In 1963, his wife, Ruth, organized the Savettes Club, which was designed to reunite women who had grown up together as friends in the ministry. They would sing at every meeting until one of the members suggested that they should sing for a bigger audience than themselves. They invited their husbands to join them and they became the Savettes Choral Group. The group ministered around the Philadelphia area, singing in churches and concert halls, for local events and on local television stations. They also did outreach at nursing homes, prisons and in the streets. The group recorded several albums, and, over the years, gained new members. McLendon is one of only three original members who still perform with the group. He also has been a featured artist with two other Philadelphia-based groups—The Brockington Ensemble and the Victory Choral Union. When his children were old enough to travel, they performed as the McLendon Family for many years. They performed in venues around the Northeast, particularly in Pennsylvania, New Jersey, and New York.

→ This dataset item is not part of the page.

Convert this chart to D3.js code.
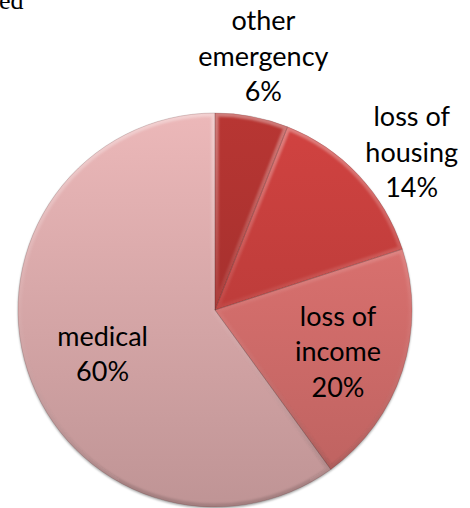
<!DOCTYPE html>
<html>
<head>
<meta charset="utf-8">
<script src="https://cdn.jsdelivr.net/npm/d3@7"></script>
<style>
  html, body { margin: 0; padding: 0; background: #fff; }
  svg { display: block; }
</style>
</head>
<body>
<svg id="chart"></svg>
<script>
// slice data, clockwise from 12 o'clock
const categories = ["other emergency", "loss of housing", "loss of income", "medical"];
const labelLines = [["other", "emergency"], ["loss of", "housing"], ["loss of", "income"], ["medical"]];
const values = [6, 14, 20, 60];
const sliceColors = ["#a8312f", "#c03d3b", "#d46e6c", "#d8a8a9"];

const width = 470, height = 508;
const cx = 215, cy = 310, R = 197;

const svg = d3.select("#chart")
    .attr("width", width)
    .attr("height", height);

// tail of the cut-off title
svg.append("text")
    .attr("x", -1)
    .attr("y", 9)
    .attr("font-family", "Liberation Serif")
    .attr("font-size", 26)
    .text("ed");

const defs = svg.append("defs");

const pie = d3.pie().sort(null).value(d => d);
const arcs = pie(values);
const arc = d3.arc().innerRadius(0).outerRadius(R);

// vertical shading per slice, lighter on top (coords are relative to pie centre)
sliceColors.forEach((c, i) => {
    const g = defs.append("linearGradient")
        .attr("id", "fill" + i)
        .attr("gradientUnits", "userSpaceOnUse")
        .attr("x1", 0).attr("y1", -R)
        .attr("x2", 0).attr("y2", R);
    g.append("stop").attr("offset", 0).attr("stop-color", d3.color(c).brighter(0.25).formatHex());
    g.append("stop").attr("offset", 1).attr("stop-color", d3.color(c).darker(0.35).formatHex());
});

// bevel light: white at top, dark at bottom
const bev = defs.append("linearGradient")
    .attr("id", "bevel")
    .attr("gradientUnits", "userSpaceOnUse")
    .attr("x1", 0).attr("y1", -R)
    .attr("x2", 0).attr("y2", R);
bev.append("stop").attr("offset", 0).attr("stop-color", "#fff").attr("stop-opacity", 0.35);
bev.append("stop").attr("offset", 0.5).attr("stop-color", "#fff").attr("stop-opacity", 0.05);
bev.append("stop").attr("offset", 1).attr("stop-color", "#000").attr("stop-opacity", 0.15);

const blur = defs.append("filter").attr("id", "soft")
    .attr("x", "-10%").attr("y", "-10%").attr("width", "120%").attr("height", "120%");
blur.append("feGaussianBlur").attr("stdDeviation", 1.2);

arcs.forEach((a, i) => {
    defs.append("clipPath").attr("id", "clip" + i)
        .append("path").attr("d", arc(a));
});

const g = svg.append("g").attr("transform", `translate(${cx},${cy})`);

// soft outer shadow
g.append("circle")
    .attr("cy", 1.5)
    .attr("r", R)
    .attr("fill", "#000")
    .attr("fill-opacity", 0.35)
    .attr("filter", "url(#soft)");

g.selectAll("path.slice")
    .data(arcs)
    .enter()
    .append("path")
    .attr("class", "slice")
    .attr("d", arc)
    .attr("fill", (d, i) => `url(#fill${i})`);

g.selectAll("path.bevel")
    .data(arcs)
    .enter()
    .append("path")
    .attr("class", "bevel")
    .attr("d", arc)
    .attr("fill", "none")
    .attr("stroke", "url(#bevel)")
    .attr("stroke-width", 7)
    .attr("filter", "url(#soft)")
    .attr("clip-path", (d, i) => `url(#clip${i})`);

g.selectAll("path.edge")
    .data(arcs)
    .enter()
    .append("path")
    .attr("class", "edge")
    .attr("d", arc)
    .attr("fill", "none")
    .attr("stroke", "#3a0a0a")
    .attr("stroke-opacity", 0.2)
    .attr("stroke-width", 0.8);

// label radius as a share of R; outer labels sit outside the pie
const labelR = [1.31, 1.3, 0.63, 0.6];
const labelShift = [[0, 0], [10, 18], [5, 4], [0, 8]];
const lineH = 35.5;

arcs.forEach((a, i) => {
    const la = d3.arc().innerRadius(R * labelR[i]).outerRadius(R * labelR[i]);
    const [x, y] = la.centroid(a);
    const lines = labelLines[i].concat([values[i] + "%"]);
    const t = g.append("text")
        .attr("font-family", "Lato")
        .attr("font-size", 27)
        .attr("fill", "#000")
        .attr("text-anchor", "middle");
    const y0 = y + labelShift[i][1] - (lines.length - 1) * lineH / 2 + 9;
    lines.forEach((s, k) => {
        t.append("tspan")
            .attr("x", x + labelShift[i][0])
            .attr("y", y0 + k * lineH)
            .text(s);
    });
});
</script>
</body>
</html>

McLendon was called to the ministry in 1964 and was ordained in 1967. In 1978 he was ordained as an Elder and he and his wife left Philadelphia to pastor St. James Christian Fellowship in Tennille, GA, where they lived and worked for 17 years before returning to Philadelphia.
In 2009, he was honored as “A Philadelphia Living Legend” along with other Philadelphia musical notables such as; Chubby Checker, Bunny Siglar, Pastor Rosie Wallace Brown, Billy Paul, Dee Dee Sharp and many others.
McLendon and his wife, Ruth, have been married for 60 years. They have five children (one deceased), 15 grandchildren, and 14 great grandchildren. He continues to serve on the ministry staff of his home church, Mt. Olive Holy Temple and travel with the Savettes Choral Ensemble as a featured vocalist, while helping to care for his beloved wife Ruth, who suffers with health issues.
McLendon’s future plans include promoting his new CD, “if God gives me health and strength,” he says. “I live from day to day; I don’t know what’s ahead of me. I give glory to God for taking me through each day. But wherever I get an open door to minister in song or in the word, I receive it and I participate.”